The government needs to push adoption of secure by design principles for manufacturing, fielding and managing endpoints, SEI's Greg Touhill says.
As everything from baby monitors to fire detection systems and transportation infrastructure become connected to the internet, endpoints that federal agencies, contractors and critical infrastructure organizations must secure continue to proliferate at an incredible rate. This diverse ecosystem of connected devices and systems is prompting conversations about new ways to secure them against bad actors.
“The federal government needs to do a much better job of putting its requirements together, from a security standpoint, in bulk,” said Greg Touhill, director of the CERT Division at the Software Engineering Institute and former federal chief information security officer, “so that we can help move the market in a way that is going to produce results that are fresh, fair, effective, efficient and secure, not only for the taxpayers, but it’s going to impact the market in a way that’s going to benefit consumers everywhere.”

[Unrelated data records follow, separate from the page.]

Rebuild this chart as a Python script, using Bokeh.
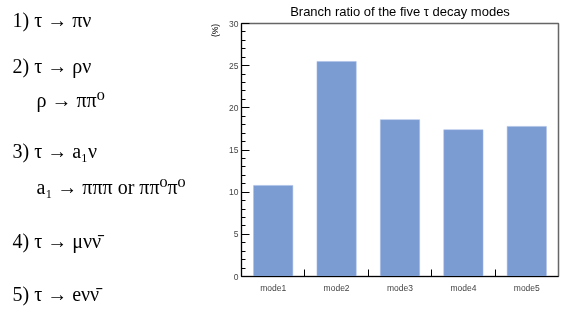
import numpy as np
from bokeh.plotting import figure
from bokeh.models import Range1d, FixedTicker, SingleIntervalTicker
from bokeh.core.properties import value
from bokeh.embed import file_html
from bokeh.resources import INLINE

modes = ["mode1", "mode2", "mode3", "mode4", "mode5"]
ratios = [10.8, 25.5, 18.6, 17.4, 17.8]
title_text = "Branch ratio of the five \u03c4 decay modes"
unit_text = "(%)"
decay_lines = [
    "1) \u03c4 \u2192 \u03c0\u03bd",
    "2) \u03c4 \u2192 \u03c1\u03bd",
    "\u03c1 \u2192 \u03c0\u03c0\u2070",
    "3) \u03c4 \u2192 a\u2081\u03bd",
    "a\u2081 \u2192 \u03c0\u03c0\u03c0 or \u03c0\u03c0\u2070\u03c0\u2070",
    "4) \u03c4 \u2192 \u03bc\u03bd\u03bd\u0304",
    "5) \u03c4 \u2192 e\u03bd\u03bd\u0304",
]

W, H = 566, 309
FL, FR, FT, FB = 241, 558, 23, 276  # frame edges in page pixels

# ---------------- chart ----------------
p = figure(width=W, height=H, output_backend="svg", toolbar_location=None,
           x_range=Range1d(0, len(modes)), y_range=Range1d(0, 30),
           min_border_left=FL, min_border_right=W - FR,
           min_border_top=FT, min_border_bottom=H - FB)
p.styles = {"position": "fixed", "top": "0px", "left": "0px"}
p.xgrid.visible = False
p.ygrid.visible = False
p.outline_line_color = "#666666"
p.outline_line_width = 1.5

x = np.arange(len(modes)) + 0.5
p.vbar(x=x, top=ratios, width=0.62, bottom=0, fill_color="#7b9bd3",
       line_color="#a9bde6", line_width=0.5)

ya = p.yaxis[0]
ya.ticker = SingleIntervalTicker(interval=5, num_minor_ticks=5)
ya.major_tick_in = 8
ya.major_tick_out = 0
ya.minor_tick_in = 4
ya.minor_tick_out = 0
ya.axis_line_color = "black"
ya.major_tick_line_color = "black"
ya.minor_tick_line_color = "black"
ya.major_label_text_font = "Liberation Sans"
ya.major_label_text_font_size = "8.5px"
ya.major_label_standoff = 3

xa = p.xaxis[0]
xa.ticker = FixedTicker(ticks=list(x), minor_ticks=list(range(1, len(modes))))
xa.major_label_overrides = {float(v): m for v, m in zip(x, modes)}
xa.major_tick_in = 0
xa.major_tick_out = 0
xa.minor_tick_in = 7
xa.minor_tick_out = 0
xa.axis_line_color = "black"
xa.minor_tick_line_color = "black"
xa.major_label_text_font = "Liberation Sans"
xa.major_label_text_font_size = "8.5px"
xa.major_label_standoff = 6

# ---------------- transparent text overlay (page-pixel coordinates) ----------------
q = figure(width=W, height=H, output_backend="svg", toolbar_location=None,
           x_range=Range1d(0, W), y_range=Range1d(H, 0),
           x_axis_type=None, y_axis_type=None,
           min_border=0, min_border_left=0, min_border_right=0,
           min_border_top=0, min_border_bottom=0)
q.styles = {"position": "fixed", "top": "0px", "left": "0px", "pointer-events": "none"}
q.background_fill_alpha = 0
q.border_fill_alpha = 0
q.outline_line_color = None
q.xgrid.visible = False
q.ygrid.visible = False

q.text(x=[(FL + FR) / 2], y=[11], text=[title_text], text_font=value("Liberation Sans"),
       text_font_size="13px", text_align="center", text_baseline="alphabetic",
       text_color="black")
q.text(x=[214], y=[30], text=[unit_text], text_font=value("Liberation Sans"),
       text_font_size="8.5px", text_align="center", text_baseline="middle",
       angle=np.pi / 2, text_color="black")

lx = [12, 12, 36, 12, 36, 12, 12]
ly = [19, 65, 99, 150, 186, 240, 293]
q.text(x=lx, y=ly, text=decay_lines,
       text_font=value("Liberation Serif, DejaVu Serif, serif"),
       text_font_size="20px", text_align="left", text_baseline="alphabetic",
       text_color="black")

open("out.html", "w").write(file_html([p, q], INLINE))
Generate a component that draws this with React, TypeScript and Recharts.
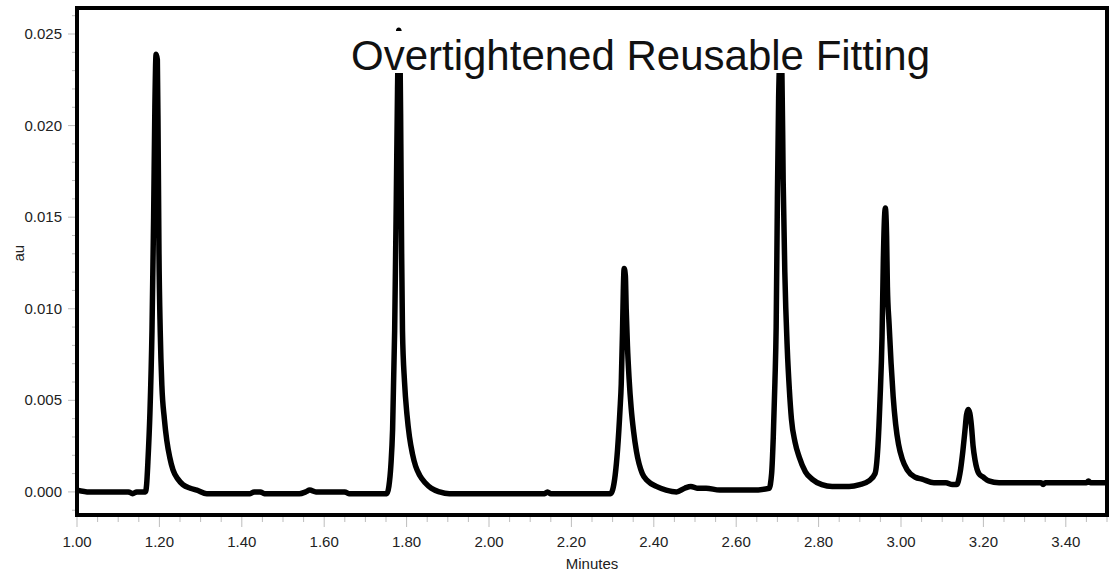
import React from 'react';
import { LineChart, Line, XAxis, YAxis, ReferenceArea } from 'recharts';

// retention time (minutes) and absorbance (au)
const times = [
  1.0, 1.03, 1.1, 1.125, 1.135, 1.145, 1.166, 1.169, 1.172, 1.177, 1.182, 1.186, 1.189, 1.192,
  1.195, 1.197, 1.199, 1.202, 1.206, 1.212, 1.218, 1.225, 1.233, 1.245, 1.257, 1.275, 1.291, 1.315,
  1.42, 1.43, 1.445, 1.455, 1.54, 1.555, 1.565, 1.58, 1.65, 1.66,
  1.752, 1.757, 1.762, 1.766, 1.771, 1.775, 1.778, 1.781, 1.784, 1.786, 1.788, 1.79, 1.795, 1.801,
  1.807, 1.814, 1.822, 1.832, 1.845, 1.86, 1.88, 1.904, 2.135, 2.142, 2.15,
  2.295, 2.3, 2.312, 2.318, 2.321, 2.324, 2.326, 2.328, 2.331, 2.333, 2.336, 2.34, 2.345, 2.351,
  2.358, 2.372, 2.385, 2.406, 2.43, 2.455, 2.475, 2.49, 2.505, 2.527, 2.56, 2.607, 2.64, 2.68,
  2.686, 2.69, 2.694, 2.697, 2.7, 2.703, 2.707, 2.711, 2.714, 2.718, 2.724, 2.729, 2.734, 2.743,
  2.753, 2.768, 2.784, 2.808, 2.833, 2.874, 2.9, 2.922, 2.937, 2.944, 2.949, 2.954, 2.957, 2.96,
  2.962, 2.965, 2.967, 2.971, 2.976, 2.981, 2.987, 2.994, 3.003, 3.015, 3.035, 3.051, 3.08, 3.109,
  3.125, 3.135, 3.143, 3.15, 3.155, 3.159, 3.163, 3.167, 3.171, 3.175, 3.18, 3.189, 3.2, 3.213,
  3.238, 3.34, 3.345, 3.35, 3.45, 3.455, 3.46, 3.5,
];
const absorbance = [
  0.0001, 0.0, 0.0, 0.0, -0.0001, 0.0, 0.0, 0.0004, 0.0016, 0.0043, 0.0088, 0.015, 0.021, 0.0239,
  0.0236, 0.019, 0.013, 0.0088, 0.0058, 0.004, 0.0028, 0.0019, 0.0012, 0.0007, 0.0004, 0.0002, 0.0001, -0.0001,
  -0.0001, 0.0, 0.0, -0.0001, -0.0001, 0.0, 0.0001, 0.0, 0.0, -0.0001,
  -0.0001, 0.0003, 0.0015, 0.0034, 0.0088, 0.016, 0.022, 0.0252, 0.024, 0.019, 0.013, 0.0088, 0.006, 0.0042,
  0.003, 0.0021, 0.0014, 0.0009, 0.0005, 0.0002, 0.0, -0.0001, -0.0001, 0.0, -0.0001,
  -0.0001, 0.0001, 0.0023, 0.0045, 0.0059, 0.0087, 0.011, 0.0122, 0.0118, 0.01, 0.008, 0.0062, 0.0046, 0.0033,
  0.0022, 0.001, 0.0006, 0.0003, 0.0001, 0.0, 0.0002, 0.0003, 0.0002, 0.0002, 0.0001, 0.0001, 0.0001, 0.0002,
  0.001, 0.003, 0.006, 0.009, 0.016, 0.0215, 0.024, 0.0228, 0.017, 0.012, 0.0078, 0.0056, 0.004, 0.0027,
  0.0019, 0.0011, 0.0007, 0.0004, 0.0003, 0.0003, 0.0004, 0.0006, 0.001, 0.0025, 0.005, 0.0085, 0.0125, 0.015,
  0.0155, 0.014, 0.0112, 0.0092, 0.007, 0.0052, 0.0037, 0.0026, 0.0018, 0.0012, 0.0008, 0.0007, 0.0005, 0.0005,
  0.0004, 0.0004, 0.001, 0.0022, 0.0033, 0.0042, 0.0045, 0.0043, 0.0036, 0.0025, 0.0017, 0.001, 0.0008, 0.0006,
  0.0005, 0.0005, 0.0004, 0.0005, 0.0005, 0.0006, 0.0005, 0.0005,
];

const xTicks = [
  1.0, 1.05, 1.1, 1.15, 1.2, 1.25, 1.3, 1.35, 1.4, 1.45, 1.5, 1.55, 1.6, 1.65, 1.7, 1.75, 1.8,
  1.85, 1.9, 1.95, 2.0, 2.05, 2.1, 2.15, 2.2, 2.25, 2.3, 2.35, 2.4, 2.45, 2.5, 2.55, 2.6, 2.65,
  2.7, 2.75, 2.8, 2.85, 2.9, 2.95, 3.0, 3.05, 3.1, 3.15, 3.2, 3.25, 3.3, 3.35, 3.4, 3.45, 3.5,
];
const xLabels = ['1.00', '1.20', '1.40', '1.60', '1.80', '2.00', '2.20', '2.40', '2.60', '2.80', '3.00', '3.20', '3.40'];

const yTicks = [
  -0.001, 0.0, 0.001, 0.002, 0.003, 0.004, 0.005, 0.006, 0.007, 0.008, 0.009, 0.01, 0.011, 0.012,
  0.013, 0.014, 0.015, 0.016, 0.017, 0.018, 0.019, 0.02, 0.021, 0.022, 0.023, 0.024, 0.025, 0.026,
];
const yLabels = ['0.000', '0.005', '0.010', '0.015', '0.020', '0.025'];

const xDomain = [1.0, 3.5];
const yDomain = [-0.00126, 0.02642];

const title = 'Overtightened Reusable Fitting';

const chartData = times.map((t, i) => ({ t, au: absorbance[i] }));

const FONT = '"Liberation Sans", Arial, sans-serif';
const TICK_GRAY = '#bdbdbd';

const YTick = ({ x, y, payload }: any) => {
  const label = payload.value.toFixed(3);
  const major = yLabels.includes(label);
  return (
    <g>
      <line x1={major ? x - 9 : x - 5} x2={x - 2} y1={y} y2={y} stroke={TICK_GRAY} />
      {major && (
        <text x={x - 15} y={y} dy={5} textAnchor="end" fontSize={15} fontFamily={FONT} fill="#222">
          {label}
        </text>
      )}
    </g>
  );
};

const XTick = ({ x, y, payload }: any) => {
  const label = payload.value.toFixed(2);
  const major = xLabels.includes(label);
  return (
    <g>
      <line x1={x} x2={x} y1={y + 2} y2={major ? y + 12 : y + 7} stroke={TICK_GRAY} />
      {major && (
        <text x={x} y={y + 32} textAnchor="middle" fontSize={15} fontFamily={FONT} fill="#222">
          {label}
        </text>
      )}
    </g>
  );
};

export default function App() {
  return (
    <div style={{ position: 'absolute', left: 0, top: 0, width: 1110, height: 577, background: '#fff' }}>
      <LineChart width={1110} height={577} data={chartData} margin={{ top: 8, right: 3, left: 7, bottom: 22 }}>
        <XAxis
          dataKey="t"
          type="number"
          domain={xDomain}
          ticks={xTicks}
          interval={0}
          allowDataOverflow
          height={40}
          tickSize={0}
          tickMargin={0}
          tickLine={false}
          axisLine={false}
          tick={<XTick />}
          label={{ value: 'Minutes', position: 'insideBottom', offset: -14, fontSize: 15, fontFamily: FONT, fill: '#222' }}
        />
        <YAxis
          type="number"
          domain={yDomain}
          ticks={yTicks}
          interval={0}
          allowDataOverflow
          width={70}
          tickSize={0}
          tickMargin={0}
          tickLine={false}
          axisLine={false}
          tick={<YTick />}
          label={{ value: 'au', angle: -90, position: 'insideLeft', offset: 12, fontSize: 15, fontFamily: FONT, fill: '#222' }}
        />
        {/* plot frame */}
        <ReferenceArea
          x1={xDomain[0]}
          x2={xDomain[1]}
          y1={yDomain[0]}
          y2={yDomain[1]}
          fill="none"
          fillOpacity={0}
          stroke="#000"
          strokeWidth={4}
          ifOverflow="visible"
        />
        <Line
          dataKey="au"
          type="monotone"
          stroke="#000"
          strokeWidth={5.5}
          strokeLinejoin="round"
          dot={false}
          activeDot={false}
          isAnimationActive={false}
        />
      </LineChart>
      {/* title sits on a white box that hides the tops of the tallest peaks */}
      <svg width={1110} height={577} style={{ position: 'absolute', left: 0, top: 0, pointerEvents: 'none' }}>
        <rect x={345} y={31} width={595} height={42} fill="#fff" />
        <text x={351} y={70} fontSize={42} fontFamily={FONT} fill="#111">
          {title}
        </text>
      </svg>
    </div>
  );
}
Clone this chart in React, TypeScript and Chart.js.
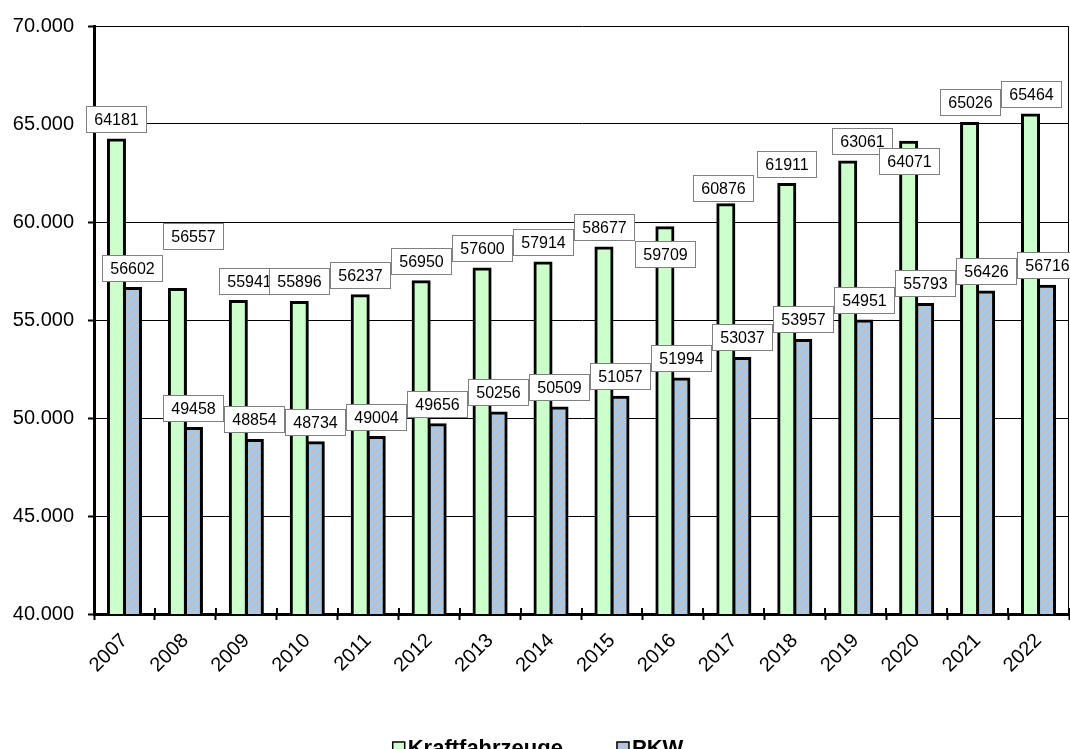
import React, { useEffect, useRef } from "react";
import { Chart, registerables } from "chart.js";

Chart.register(...registerables);

const years = ["2007", "2008", "2009", "2010", "2011", "2012", "2013", "2014", "2015", "2016", "2017", "2018", "2019", "2020", "2021", "2022"];
const kraftfahrzeuge = [64181, 56557, 55941, 55896, 56237, 56950, 57600, 57914, 58677, 59709, 60876, 61911, 63061, 64071, 65026, 65464];
const pkw = [56602, 49458, 48854, 48734, 49004, 49656, 50256, 50509, 51057, 51994, 53037, 53957, 54951, 55793, 56426, 56716];
const seriesNames = ["Kraftfahrzeuge", "PKW"];
const yMin = 40000;
const yMax = 70000;
const yStep = 5000;

// label box nudges (px) relative to default "above bar" placement
const kfzLabelNudge: [number, number][] = [
  [0, 0], [15.6, -32], [10.3, 0], [0, 0], [0, 0], [0, 0], [0, 0], [0, 0],
  [0, 0], [0, 47.4], [-2.6, 4.6], [0, 0], [13.8, 0], [0, 39.7], [0, 0], [0, 0],
];
const pkwLabelNudge: [number, number][] = pkw.map(() => [0, 0]);

const FONT = '"Liberation Sans", Arial, sans-serif';
const GREEN = "#CCFFCC";

function fmt(v: number): string {
  return String(v).replace(/\B(?=(\d{3})+(?!\d))/g, ".");
}

function makePattern(): CanvasPattern | string {
  const pc = document.createElement("canvas");
  pc.width = 8;
  pc.height = 8;
  const p = pc.getContext("2d");
  if (!p) return "#C0C0C0";
  p.fillStyle = "#C0C0C0";
  p.fillRect(0, 0, 8, 8);
  p.strokeStyle = "#99CCFF";
  p.lineWidth = 2.5;
  p.beginPath();
  p.moveTo(-2, 10);
  p.lineTo(10, -2);
  p.moveTo(-2, 2);
  p.lineTo(2, -2);
  p.moveTo(6, 10);
  p.lineTo(10, 6);
  p.stroke();
  return p.createPattern(pc, "repeat") || "#C0C0C0";
}

export default function App() {
  const ref = useRef<HTMLCanvasElement | null>(null);

  useEffect(() => {
    const canvas = ref.current;
    if (!canvas) return;
    const pattern = makePattern();
    const nudges = [kfzLabelNudge, pkwLabelNudge];

    const borderPlugin = {
      id: "rightBorder",
      beforeDatasetsDraw(chart: any) {
        const { ctx, chartArea } = chart;
        ctx.save();
        ctx.strokeStyle = "#000";
        ctx.lineWidth = 1;
        ctx.beginPath();
        const x = Math.round(chartArea.right) - 0.5;
        ctx.moveTo(x, chartArea.top);
        ctx.lineTo(x, chartArea.bottom);
        ctx.stroke();
        ctx.restore();
      },
      afterDatasetsDraw(chart: any) {
        // tick marks crossing the category axis (inner part)
        const { ctx, chartArea } = chart;
        const xs = chart.scales.x;
        const n = years.length;
        const half = (chartArea.right - chartArea.left) / n / 2;
        ctx.save();
        ctx.strokeStyle = "#000";
        ctx.lineWidth = 2;
        ctx.beginPath();
        for (let i = 0; i <= n; i++) {
          const px = i < n ? xs.getPixelForValue(i) - half : xs.getPixelForValue(n - 1) + half;
          const x = Math.round(px);
          ctx.moveTo(x, chartArea.bottom);
          ctx.lineTo(x, chartArea.bottom - 6);
        }
        ctx.stroke();
        ctx.restore();
      },
    };

    const labelPlugin = {
      id: "valueBoxes",
      afterDraw(chart: any) {
        const ctx = chart.ctx as CanvasRenderingContext2D;
        ctx.save();
        ctx.font = `16px ${FONT}`;
        ctx.textAlign = "center";
        ctx.textBaseline = "middle";
        chart.data.datasets.forEach((ds: any, di: number) => {
          const meta = chart.getDatasetMeta(di);
          meta.data.forEach((bar: any, i: number) => {
            const [dx, dy] = nudges[di][i];
            const text = String(ds.data[i]);
            const w = Math.round(ctx.measureText(text).width + 16);
            const h = 26;
            const cx = bar.x + dx;
            const bottom = bar.y - 8 + dy;
            const x0 = Math.round(cx - w / 2) + 0.5;
            const y0 = Math.round(bottom - h) + 0.5;
            ctx.fillStyle = "#fff";
            ctx.fillRect(x0, y0, w, h);
            ctx.strokeStyle = "#808080";
            ctx.lineWidth = 1;
            ctx.strokeRect(x0, y0, w, h);
            ctx.fillStyle = "#000";
            ctx.fillText(text, x0 + w / 2, y0 + h / 2 + 1);
          });
        });

        // legend
        ctx.font = `bold 22px ${FONT}`;
        ctx.textAlign = "left";
        ctx.textBaseline = "alphabetic";
        const box = 12;
        const gap = 3;
        const itemGap = 54;
        const widths = seriesNames.map((n) => ctx.measureText(n).width);
        const total = widths.reduce((a, b) => a + b + box + gap, 0) + itemGap * (seriesNames.length - 1);
        let x = chart.width / 2 - total / 2 + 3;
        const boxTop = 742;
        const baseline = 755;
        seriesNames.forEach((n, k) => {
          ctx.fillStyle = k === 0 ? GREEN : (pattern as any);
          ctx.fillRect(x, boxTop, box, box);
          ctx.strokeStyle = "#000";
          ctx.lineWidth = 1.5;
          ctx.strokeRect(x, boxTop, box, box);
          ctx.fillStyle = "#000";
          ctx.fillText(n, x + box + gap, baseline);
          x += box + gap + widths[k] + itemGap;
        });
        ctx.restore();
      },
    };

    const chart = new Chart(canvas, {
      type: "bar",
      data: {
        labels: years,
        datasets: [
          {
            label: seriesNames[0],
            data: kraftfahrzeuge,
            backgroundColor: GREEN,
            borderColor: "#000",
            borderWidth: 3,
            inflateAmount: 1.5,
            categoryPercentage: 0.526,
            barPercentage: 1.0,
          } as any,
          {
            label: seriesNames[1],
            data: pkw,
            backgroundColor: pattern as any,
            borderColor: "#000",
            borderWidth: 3,
            inflateAmount: 1.5,
            categoryPercentage: 0.526,
            barPercentage: 1.0,
          } as any,
        ],
      },
      options: {
        responsive: false,
        maintainAspectRatio: false,
        animation: false,
        devicePixelRatio: 1,
        layout: { padding: { top: 24, right: 1, left: 0, bottom: 0 } },
        plugins: {
          legend: { display: false },
          tooltip: { enabled: false },
          title: { display: false },
        },
        scales: {
          x: {
            afterFit(scale: any) {
              scale.height = 135;
            },
            grid: {
              offset: true,
              drawOnChartArea: false,
              drawTicks: true,
              tickLength: 6,
              tickColor: "#000",
              tickWidth: 2,
            },
            border: { display: true, color: "#000", width: 3 },
            ticks: {
              autoSkip: false,
              minRotation: 45,
              maxRotation: 45,
              padding: 9,
              color: "#000",
              font: { family: FONT, size: 20 },
            },
          },
          y: {
            min: yMin,
            max: yMax,
            afterFit(scale: any) {
              scale.width = 94;
            },
            grid: {
              color: "#000",
              lineWidth: 1,
              drawTicks: true,
              tickLength: 6,
              tickColor: "#000",
              tickWidth: 2,
            },
            border: { display: true, color: "#000", width: 3 },
            ticks: {
              stepSize: yStep,
              padding: 14,
              color: "#000",
              font: { family: FONT, size: 20 },
              callback: (v: any) => fmt(Number(v)),
            },
          },
        },
      },
      plugins: [borderPlugin, labelPlugin],
    });

    return () => chart.destroy();
  }, []);

  return (
    <div
      style={{
        position: "fixed",
        left: 0,
        top: 0,
        width: 1070,
        height: 749,
        overflow: "hidden",
        background: "#fff",
      }}
    >
      <canvas ref={ref} width={1070} height={749} style={{ display: "block" }} />
    </div>
  );
}
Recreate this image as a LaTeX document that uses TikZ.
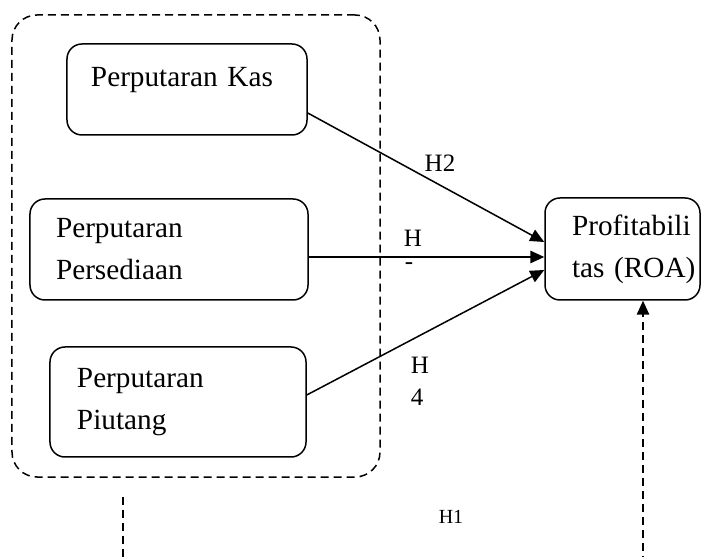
\documentclass[tikz,border=0pt]{standalone}
\usepackage{fontspec}
\setmainfont{Liberation Serif}
\usetikzlibrary{positioning,calc,arrows.meta}

\begin{document}
\begin{tikzpicture}[x=0.4pt, y=-0.4pt, >={Triangle[length=5.6pt,width=5pt]},
  every box/.style={draw, line width=0.6pt, rounded corners=6pt, align=left,
    font=\fontsize{11.7pt}{16.8pt}\selectfont},
  group/.style={draw, dash pattern=on 3.2pt off 2pt, line width=0.6pt, rounded corners=10pt},
  link/.style={->, line width=0.6pt},
  dlink/.style={dash pattern=on 3.2pt off 2pt, line width=0.6pt},
  hyp/.style={font=\fontsize{10pt}{12pt}\selectfont, inner sep=0pt}]

\useasboundingbox (0,0) rectangle (712,557);

% independent variables
\node [group, minimum width=147.2pt, minimum height=184.8pt] (grp) at (196,246) {};

\node [every box, minimum height=36.4pt, text width=76.8pt, inner xsep=9.6pt, text depth=9.7pt] (kas) at (187,89.5) {Perputaran Kas};
\node [every box, minimum height=40.4pt, text width=90.4pt, inner xsep=10.4pt] (persediaan) at (169,249.5) {Perputaran\\Persediaan};
\node [every box, minimum height=44pt, text width=80.8pt, inner xsep=10.8pt] (piutang) at (178,402) {Perputaran\\Piutang};

% dependent variable
\node [every box, minimum height=40.8pt, text width=40.4pt, inner xsep=10.8pt] (roa) at (622.5,249) {\mbox{Profitabili}\\\mbox{tas (ROA)}};

\draw [link] ($(kas.east)+(0,23.5)$) -- ($(roa.west)+(0,-7)$);
\draw [link] ($(persediaan.east)+(0,7.5)$) -- ($(roa.west)+(0,8)$);
\draw [link] ($(piutang.east)+(0,-7)$) -- ($(roa.west)+(0,21)$);

\node [hyp] (h2) at (440,163) {H2};
\node [hyp] (h3a) at (413,238) {H};
\node [hyp] (h3b) at (409,266) {-};
\node [hyp] (h4a) at (420,365) {H};
\node [hyp] (h4b) at (417,397) {4};
\node [hyp, font=\fontsize{8pt}{10pt}\selectfont] (h1) at (451,517) {H1};

% simultaneous path
\coordinate (grpfoot) at (123,497);
\coordinate (leftend) at (123,590);
\coordinate (rightend) at (643,590);
\draw [dlink] (grpfoot) -- (leftend);
\draw [dlink, ->] (rightend) -- (rightend |- roa.south);

\end{tikzpicture}
\end{document}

The government needs to push the market in the direction of secure by design, Touhill said on Federal Insights Monthly — Improving Cybersecurity Through Autonomous Endpoint Management. That includes manufacturing, fielding and managing endpoints. Plus, it requires building in cybersecurity from the start and training personnel to verify the effectiveness of those cybersecurity measures.
And that includes more than software, Touhill said. It also includes the platforms and hardware the software runs on — and needs to take users into account as well.
“What’s the user going to do, what’s the look and feel? How easy is it to install , configure and operate?” he said. “We’ve got a lot of products that hit the market that require extensive training and education programs and certification programs just to take it out of the wrapper and properly install and configure it. We can do better as a community.”
The secure by design philosophy needs to extend to all aspects of the system — hardware, software and wetware, Touhill said.
Legal attestations certifying that a vendor used secure-by-design principles, DevSecOps methodologies and similar best practices would be a start. In the longer view, artificial intelligence is likely the direction that efforts are heading, Touhill said.
Touhill said research is currently ongoing into adversarial AI and machine learning, which will be required to sort through the massive amounts of data that these diverse new endpoints provide. In fact, he said Carnegie Mellon University, where the Software Engineering Institute is housed, is currently piloting some basic capabilities along those lines.
“With the the volume of data and the velocity in which it is traversing all these different networks, some of the automated capabilities that AI systems are giving us gives us greater insights, helps us do the valuation, helps us prioritize, but even more important helps us maintain the security of the different systems that we are working to make sure are maintained and properly configured and operated,” Touhill said. “And we do it now at increased levels of scale and accuracy.”
The goal is for these AI systems to help find the unexpected within all the added data being generated by these new endpoints because anything unexpected is a potential indicator of breach, he said. AI will require less personnel than current methods, which will lower the barrier to small and medium organizations, reduce training needs for those organizations’ employees and make them more effective, Touhill added.
That massive proliferation of data due to an increased number of endpoints isn’t just a challenge — it’s an opportunity. Touhill said it’s increasing the amount of human knowledge exponentially every day, while also breaking down barriers to communication, cultural exchange and more. But that doesn’t mean all data is equally valuable; different data has different value for different people and organizations.
“Being able to understand the type of data that you create, that you own, that you are the custodian of, that’s going to be one of the acmes of skill over the next decade — to figure out really what is that value of data,” Touhill said. “I suspect that by the end of this decade, as part of the generally accepted accounting principles, … most companies by the end of this decade are going to put the value of data in their asset sheet.”